Furthermore, this create a segmentation result we would like to determine the quality of.

test_labels = nsbatwm.gauss_otsu_labeling(image, outline_sigma=3)

test_labels
nsbatwm made image
shape(70, 70)
dtypeint32
size19.1 kB
min0
max3

Quality measurement#

There are plenty of quality metrics for measuring how well the two label images fit to each other. In the following we use accuracy and jaccard index as implemented in The Segmentation Game, a napari-plugin for measuring quality metrics of segmentation results.

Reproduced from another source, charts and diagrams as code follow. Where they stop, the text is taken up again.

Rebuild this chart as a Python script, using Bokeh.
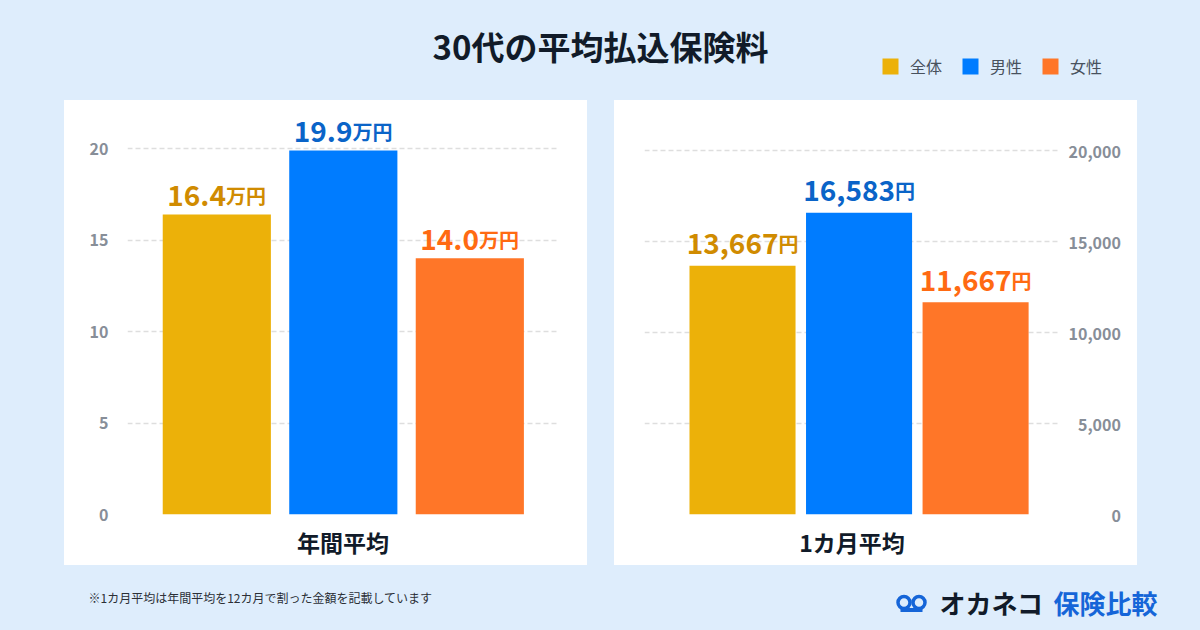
from bokeh.plotting import figure
from bokeh.layouts import column, row
from bokeh.models import Range1d, FixedTicker, NumeralTickFormatter, Label, ColumnDataSource, Div
from bokeh.embed import file_html
from bokeh.resources import INLINE
from bokeh.core.properties import value

# ---------------- data ----------------
TITLE = "30代の平均払込保険料"
groups = ["全体", "男性", "女性"]
annual_man = [16.4, 19.9, 14.0]          # 年間平均 (万円)
monthly_yen = [13667, 16583, 11667]      # 1カ月平均 (円)
annual_ticks = [0, 5, 10, 15, 20]
monthly_ticks = [0, 5000, 10000, 15000, 20000]
panel_titles = ["年間平均", "1カ月平均"]
units = ["万円", "円"]
footnote = "※1カ月平均は年間平均を12カ月で割った金額を記載しています"
brand = ["オカネコ", "保険比較"]

# ---------------- styles ----------------
FONT = "Noto Sans CJK JP"
BG = "#deedfc"
bar_colors = ["#ecb109", "#007cff", "#ff7628"]
label_colors = ["#d08b00", "#0a64c8", "#ff6a12"]
TICK_COLOR = "#878e98"
DARK = "#111b29"
NUM_SIZE = 28
UNIT_SIZE = 20


def text_w(s, size):
    w = 0.0
    for ch in s:
        if ch.isdigit():
            w += 0.6 * size
        elif ch in ".,":
            w += 0.28 * size
        else:
            w += 1.0 * size
    return w


def panel(vals, nums, unit, ticks, y_end, xr, bw, title, side, mbl, mbr, fmt, yoff):
    p = figure(width=523, height=465, x_range=Range1d(*xr), y_range=Range1d(0, y_end),
               output_backend="svg", toolbar_location=None, y_axis_location=side,
               min_border_left=mbl, min_border_right=mbr, min_border_top=8, min_border_bottom=51,
               background_fill_color="white", border_fill_color="white", outline_line_color=None)
    x = list(range(len(vals)))
    offs = [(text_w(n, NUM_SIZE) - text_w(unit, UNIT_SIZE)) / 2 for n in nums]
    src = ColumnDataSource(dict(x=x, top=vals, color=bar_colors, num=nums,
                                unit=[unit] * len(vals), tc=label_colors, off=offs))
    p.vbar(x="x", top="top", width=bw, fill_color="color", line_color=None, source=src)
    p.text(x="x", y="top", text="num", source=src, text_align="right", text_baseline="alphabetic",
           x_offset="off", y_offset=yoff, text_color="tc", text_font=value(FONT),
           text_font_size=f"{NUM_SIZE}px", text_font_style="bold")
    p.text(x="x", y="top", text="unit", source=src, text_align="left", text_baseline="alphabetic",
           x_offset="off", y_offset=yoff, text_color="tc", text_font=value(FONT),
           text_font_size=f"{UNIT_SIZE}px", text_font_style="bold")

    p.xgrid.visible = False
    p.ygrid.ticker = FixedTicker(ticks=ticks)
    p.ygrid.grid_line_color = "#dedede"
    p.ygrid.grid_line_width = 1.5
    p.ygrid.grid_line_dash = "5 3"

    ya = p.yaxis[0]
    ya.ticker = FixedTicker(ticks=ticks)
    ya.formatter = fmt
    ya.axis_line_color = None
    ya.major_tick_line_color = None
    ya.minor_tick_line_color = None
    ya.major_tick_out = 0
    ya.major_label_text_color = TICK_COLOR
    ya.major_label_text_font = FONT
    ya.major_label_text_font_size = "16px"
    ya.major_label_text_font_style = "bold"

    xa = p.xaxis[0]
    xa.ticker = FixedTicker(ticks=[])
    xa.axis_line_color = None
    xa.major_tick_line_color = None
    xa.minor_tick_line_color = None
    xa.major_tick_out = 0
    xa.major_label_standoff = 0
    xa.axis_label = title
    xa.axis_label_standoff = 10
    xa.axis_label_text_font = FONT
    xa.axis_label_text_font_size = "23px"
    xa.axis_label_text_font_style = "bold"
    xa.axis_label_text_color = DARK
    return p, ya


left, lya = panel(annual_man, [f"{v:.1f}" for v in annual_man], units[0], annual_ticks,
                  22.19, (-0.706, 2.701), 0.855, panel_titles[0], "left", 63, 29,
                  NumeralTickFormatter(format="0"), -19)
lya.major_label_standoff = 19

right, rya = panel(monthly_yen, [f"{v:,}" for v in monthly_yen], units[1], monthly_ticks,
                   22308, (-0.841, 2.72), 0.91, panel_titles[1], "right", 30, 78,
                   NumeralTickFormatter(format="0,0"), -22)
rya.major_label_standoff = 9
# right-align the right-hand tick labels by padding with figure / punctuation spaces
_lab = {t: f"{t:,}" for t in monthly_ticks}
_nd = max(sum(c.isdigit() for c in s) for s in _lab.values())
_nc = max(s.count(",") for s in _lab.values())
rya.major_label_overrides = {
    t: "\u2007" * (_nd - sum(c.isdigit() for c in s)) + "\u2008" * (_nc - s.count(",")) + s
    for t, s in _lab.items()
}


def blank(w, h):
    f = figure(width=w, height=h, x_range=Range1d(0, w), y_range=Range1d(0, h),
               x_axis_type=None, y_axis_type=None, output_backend="svg", toolbar_location=None,
               min_border=0, background_fill_color=BG, border_fill_color=BG, outline_line_color=None)
    f.xgrid.visible = False
    f.ygrid.visible = False
    return f


# ---- header: title + legend ----
top = blank(1200, 100)
for g, c in zip(groups, bar_colors):
    top.vbar(x=[0], top=[0], bottom=[0], width=0, fill_color=c, line_color=None, legend_label=g)
lg = top.legend[0]
lg.location = (880, 22)
lg.orientation = "horizontal"
lg.glyph_width = 20
lg.glyph_height = 20
lg.label_standoff = 10
lg.spacing = 18
lg.padding = 0
lg.margin = 0
lg.label_text_font = FONT
lg.label_text_font_size = "16px"
lg.label_text_color = "#48515d"
lg.background_fill_alpha = 0
lg.border_line_color = None
top.add_layout(Label(x=600, y=55, x_units="screen", y_units="screen", text=TITLE,
                     text_align="center", text_baseline="middle", text_font=FONT,
                     text_font_size="33px", text_font_style="bold", text_color=DARK))

# ---- footer: note + brand ----
bottom = blank(1200, 65)
bottom.add_layout(Label(x=88, y=33, x_units="screen", y_units="screen", text=footnote,
                        text_align="left", text_baseline="middle", text_font=FONT,
                        text_font_size="12px", text_color="#2b2f36"))
bottom.scatter(x=[903.5, 918.5], y=[28, 28], marker="circle", size=12, fill_color=None,
               line_color="#1565d8", line_width=3.5)
bottom.rect(x=[911], y=[20.5], width=22, height=4, fill_color="#1565d8", line_color=None)
bottom.add_layout(Label(x=939, y=28, x_units="screen", y_units="screen", text=brand[0],
                        text_align="left", text_baseline="middle", text_font=FONT,
                        text_font_size="26px", text_font_style="bold", text_color=DARK))
bottom.add_layout(Label(x=1053, y=28, x_units="screen", y_units="screen", text=brand[1],
                        text_align="left", text_baseline="middle", text_font=FONT,
                        text_font_size="26px", text_font_style="bold", text_color="#1565d8"))


def spacer(w, h):
    return Div(text="", width=w, height=h, margin=0, styles={"background-color": BG})


middle = row(spacer(64, 465), left, spacer(27, 465), right, spacer(63, 465),
             styles={"background-color": "white"})
layout = column(top, middle, bottom, styles={"background-color": BG})

open("out.html", "w").write(file_html(layout, INLINE))
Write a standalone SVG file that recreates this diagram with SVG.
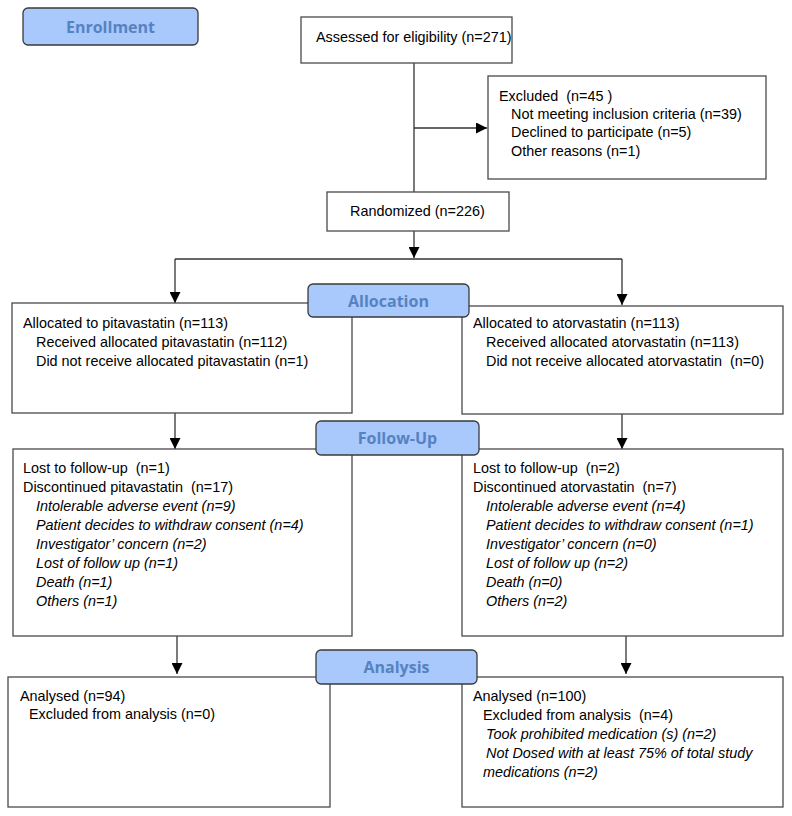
<svg xmlns="http://www.w3.org/2000/svg" width="792" height="816" viewBox="0 0 792 816">
<defs>
<marker id="arr" viewBox="0 0 10 10" refX="10" refY="5" markerWidth="11" markerHeight="11" markerUnits="userSpaceOnUse" orient="auto">
<path d="M0,0 L10,5 L0,10 Z" fill="#000"/>
</marker>
<style>
.box{fill:#fff;stroke:#4a4a4a;stroke-width:1.3}
.lab{fill:#a9c8fb;stroke:#3a3a3a;stroke-width:1.3}
.labt{font-family:"Open Sans","Liberation Sans",sans-serif;font-weight:bold;font-size:16px;fill:#5583c2;text-anchor:middle}
.t{font-family:"Liberation Sans",Arial,sans-serif;font-size:14.4px;fill:#000;white-space:pre}
.i{font-style:italic}
.ln{fill:none;stroke:#333;stroke-width:1.3}
</style>
</defs>
<rect width="792" height="816" fill="#fff"/>

<g id="connectors">
<line class="ln" x1="414" y1="63" x2="414" y2="192"/>
<line class="ln" x1="414" y1="128" x2="487" y2="128" marker-end="url(#arr)"/>
<line class="ln" x1="414" y1="231" x2="414" y2="258" marker-end="url(#arr)"/>
<polyline class="ln" points="175,259 622,259"/>
<line class="ln" x1="175" y1="259" x2="175" y2="303" marker-end="url(#arr)"/>
<line class="ln" x1="622" y1="259" x2="622" y2="305" marker-end="url(#arr)"/>
<line class="ln" x1="175" y1="413" x2="175" y2="449" marker-end="url(#arr)"/>
<line class="ln" x1="622" y1="414" x2="622" y2="449" marker-end="url(#arr)"/>
<line class="ln" x1="177" y1="636" x2="177" y2="674" marker-end="url(#arr)"/>
<line class="ln" x1="626" y1="636" x2="626" y2="674" marker-end="url(#arr)"/>
</g>

<g id="enrollment">
<rect class="lab" x="23" y="8" width="175" height="37" rx="5"/>
<text class="labt" x="110.5" y="33">Enrollment</text>
</g>

<g id="assessed">
<rect class="box" x="301" y="17" width="211" height="46"/>
<text class="t" x="316" y="42">Assessed for eligibility (n=271)</text>
</g>

<g id="excluded">
<rect class="box" x="488" y="76" width="278" height="103"/>
<text class="t" x="499" y="101" xml:space="preserve">Excluded  (n=45 )</text>
<text class="t" x="511" y="119">Not meeting inclusion criteria (n=39)</text>
<text class="t" x="511" y="137">Declined to participate (n=5)</text>
<text class="t" x="511" y="156">Other reasons (n=1)</text>
</g>

<g id="randomized">
<rect class="box" x="327" y="192" width="182" height="39"/>
<text class="t" x="350" y="216">Randomized (n=226)</text>
</g>

<g id="alloc-left">
<rect class="box" x="12" y="303" width="340" height="110"/>
<text class="t" x="23" y="328">Allocated to pitavastatin (n=113)</text>
<text class="t" x="36" y="347">Received allocated pitavastatin (n=112)</text>
<text class="t" x="36" y="366">Did not receive allocated pitavastatin (n=1)</text>
</g>

<g id="alloc-right">
<rect class="box" x="462" y="306" width="321" height="108"/>
<text class="t" x="473" y="328">Allocated to atorvastatin (n=113)</text>
<text class="t" x="486" y="347">Received allocated atorvastatin (n=113)</text>
<text class="t" x="486" y="366" xml:space="preserve">Did not receive allocated atorvastatin  (n=0)</text>
</g>

<g id="allocation">
<rect class="lab" x="308" y="284" width="161" height="33" rx="5"/>
<text class="labt" x="388.5" y="307">Allocation</text>
</g>

<g id="follow-left">
<rect class="box" x="13" y="449" width="339" height="187"/>
<text class="t" x="23" y="473" xml:space="preserve">Lost to follow-up  (n=1)</text>
<text class="t" x="23" y="492" xml:space="preserve">Discontinued pitavastatin  (n=17)</text>
<text class="t i" x="36" y="511">Intolerable adverse event (n=9)</text>
<text class="t i" x="36" y="530">Patient decides to withdraw consent (n=4)</text>
<text class="t i" x="36" y="549">Investigator’ concern (n=2)</text>
<text class="t i" x="36" y="568">Lost of follow up (n=1)</text>
<text class="t i" x="36" y="587">Death (n=1)</text>
<text class="t i" x="36" y="606">Others (n=1)</text>
</g>

<g id="follow-right">
<rect class="box" x="462" y="449" width="321" height="187"/>
<text class="t" x="473" y="473" xml:space="preserve">Lost to follow-up  (n=2)</text>
<text class="t" x="473" y="492" xml:space="preserve">Discontinued atorvastatin  (n=7)</text>
<text class="t i" x="486" y="511">Intolerable adverse event (n=4)</text>
<text class="t i" x="486" y="530">Patient decides to withdraw consent (n=1)</text>
<text class="t i" x="486" y="549">Investigator’ concern (n=0)</text>
<text class="t i" x="486" y="568">Lost of follow up (n=2)</text>
<text class="t i" x="486" y="587">Death (n=0)</text>
<text class="t i" x="486" y="606">Others (n=2)</text>
</g>

<g id="followup">
<rect class="lab" x="316" y="421" width="163" height="34" rx="5"/>
<text class="labt" x="397.5" y="444">Follow-Up</text>
</g>

<g id="analysis-left">
<rect class="box" x="8" y="677" width="322" height="130"/>
<text class="t" x="20" y="701">Analysed (n=94)</text>
<text class="t" x="29" y="719">Excluded from analysis (n=0)</text>
</g>

<g id="analysis-right">
<rect class="box" x="462" y="677" width="321" height="130"/>
<text class="t" x="473" y="701">Analysed (n=100)</text>
<text class="t" x="483" y="720" xml:space="preserve">Excluded from analysis  (n=4)</text>
<text class="t i" x="486" y="739">Took prohibited medication (s) (n=2)</text>
<text class="t i" x="486" y="758">Not Dosed with at least 75% of total study</text>
<text class="t i" x="483" y="777">medications (n=2)</text>
</g>

<g id="analysis">
<rect class="lab" x="316" y="650" width="161" height="34" rx="5"/>
<text class="labt" x="396.5" y="673">Analysis</text>
</g>
</svg>
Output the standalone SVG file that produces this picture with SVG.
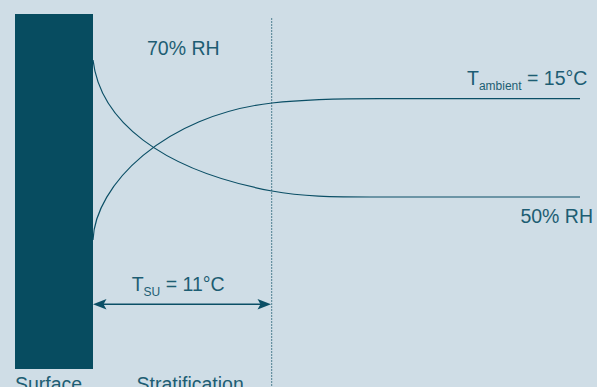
<svg xmlns="http://www.w3.org/2000/svg" width="597" height="387" viewBox="0 0 597 387">
<style>
text{font-family:"Liberation Sans",Arial,sans-serif;font-size:19.5px;fill:#1d5d73}
.sub{font-size:12px}
.curve{fill:none;stroke:#0b4f66;stroke-width:1.2}
.head{fill:#0b4f66}
</style>
<rect width="597" height="387" fill="#cfdde6"/>
<g id="surface">
<rect x="15" y="14" width="78" height="355" fill="#074c60"/>
<text x="15" y="391">Surface</text>
</g>
<g id="stratification">
<line x1="271.7" y1="18" x2="271.7" y2="387" stroke="#4f7f91" stroke-width="1" stroke-dasharray="2,1"/>
<text x="136.5" y="391">Stratification</text>
</g>
<g id="connectors">
<path id="rh-curve" class="curve" d="M93,60 C100,120 160,170 272,191 C302,196.6 330,197 380,197 L580,197"/>
<path id="t-curve" class="curve" d="M93,240 C95,185 165,115 272,103 C300,100 330,98.7 380,98.7 L580,98.7"/>
<line x1="100" y1="304.3" x2="264" y2="304.3" stroke="#0b4f66" stroke-width="1.4"/>
<path class="head" d="M93,304.3 L106.5,299 L103.5,304.3 L106.5,309.6 Z"/>
<path class="head" d="M271,304.3 L257.5,299 L260.5,304.3 L257.5,309.6 Z"/>
</g>
<g id="labels">
<text x="147" y="55">70% RH</text>
<text x="593" y="223" text-anchor="end">50% RH</text>
<text x="467" y="85.3">T<tspan class="sub" dy="4.7">ambient</tspan><tspan dy="-4.7"> = 15°C</tspan></text>
<text x="131.7" y="291">T<tspan class="sub" font-size="10.5" dy="5">SU</tspan><tspan dy="-5"> = 11°C</tspan></text>
</g>
</svg>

metrics.roc_accuracy_binary(reference_labels, test_labels)
0.9744898
metrics.jaccard_index_sparse(reference_labels, test_labels)
0.7274754206261056

We will now apply the same metrics to the label image again, but crop the label image by removing some of the zero-value pixels in the top and left of the label image.

metrics.roc_accuracy_binary(reference_labels[20:,20:], test_labels[20:,20:])
0.95
metrics.jaccard_index_sparse(reference_labels[20:,20:], test_labels[20:,20:])
0.7274754206261056

As you can see, the accuracy metric changes, while the Jaccard Index does not. Obviously the accuracy metric depends on the amount of zero-value pixels in the label image. We just visualize the cropped images:

reference_labels[20:,20:]
nsbatwm made made image
shape(50, 50)
dtypeint32
size9.8 kB
min0
max3
test_labels[20:,20:]
nsbatwm made made image
shape(50, 50)
dtypeint32
size9.8 kB
min0
max3

Explanation#

When comparing the equations of accuracy \(A\) and Jaccard index \(J\), it is obvious that both do the same kind-of, but only accuracy includes the number of zero-value pixels in both label images. These pixels are the true-negatives \(TN\).

\[ A =\frac{TP + TN}{FN + FP + TP + TN} \]
\[ J =\frac{TP}{FN + FP + TP} \]